Councilmember Rivera had some of the toughest criticism of de Blasio.
“I talk to the mayor…occasionally,” she said, adding pointedly, “He hasn’t always been a partner on community projects.
“I promise I will get what we deserve,” Rivera said, concluding with, “and que viva CHARAS!” (“long live CHARAS!”)
Asked afterward what exactly she meant by the mayor not being an ally on community projects, she elaborated, “We haven’t had good negotiations on the Tech Hub project. I haven’t heard about CHARAS. And I haven’t had a substantial conversation on the coastal resiliency project.”
On the Tech Hub tower, planned at the P.C. Richard & Son site on E. 14th St., Rivera wants an extra floor to be earmarked for the community-based digital-skills training program, and also wants zoning protections put in place to mitigate the project’s impact on development in the surrounding area.

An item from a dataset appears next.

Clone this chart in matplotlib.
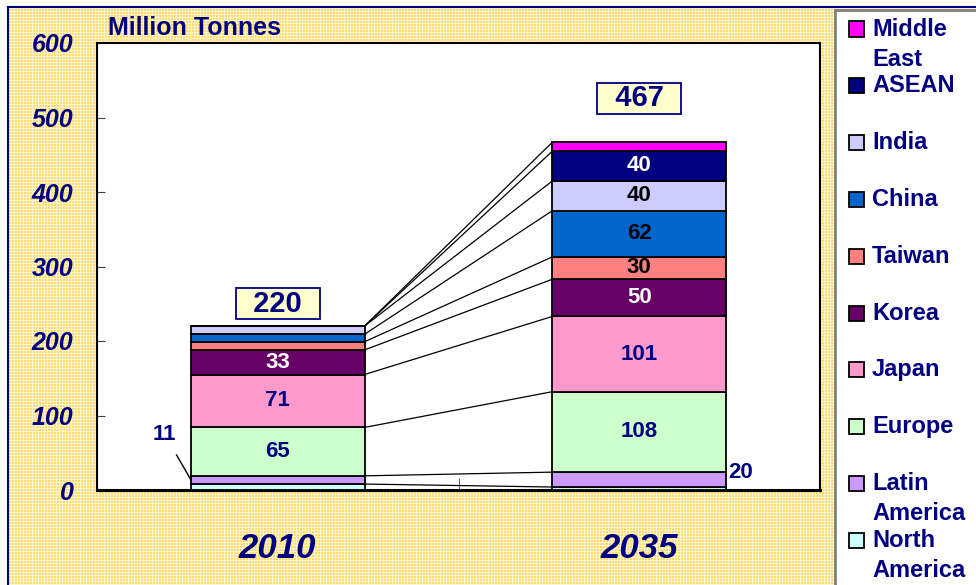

As for coastal resiliency, Rivera said federal money has been allocated, but it can be lost if not used by a certain date.
Meanwhile, Mendez and CHARAS’s Garcia noted the many ideas and programs that were incubated and nurtured in the building, from the city’s first recycling operation and first effort to use solar power to the Lower East Side Mutual Housing Association, the Danspace Project and Picture the Homeless.
As Susan Howard, a leading member of the Save CHARAS effort put it, “Anybody could come in with an idea or project, and if they didn’t have the money for it, Armando and Chino would help them and support it.”
Armando Perez, CHARAS / El Bohio’s cultural director — who had vowed he would rather die than see the building sold away from them — was tragically murdered in Queens in April 1999.
“Armando, we miss him very, very much,” Garcia said, sadly. “I’m hoping that this time next year, we will be celebrating inside [the building] instead of outside.”
Finishing things off with some more music, Elizabeth Ruf Maldonado and Karl Bateman a.k.a. the acoustic punk duo The Head Peddlers performed an original song of theirs, “Room With a View,” followed up by “En La Vida Todo Es Ir,” by Puerto Rican poet Juan Antonio Corretjer, with music by Puerto Rican musician Roy Brown.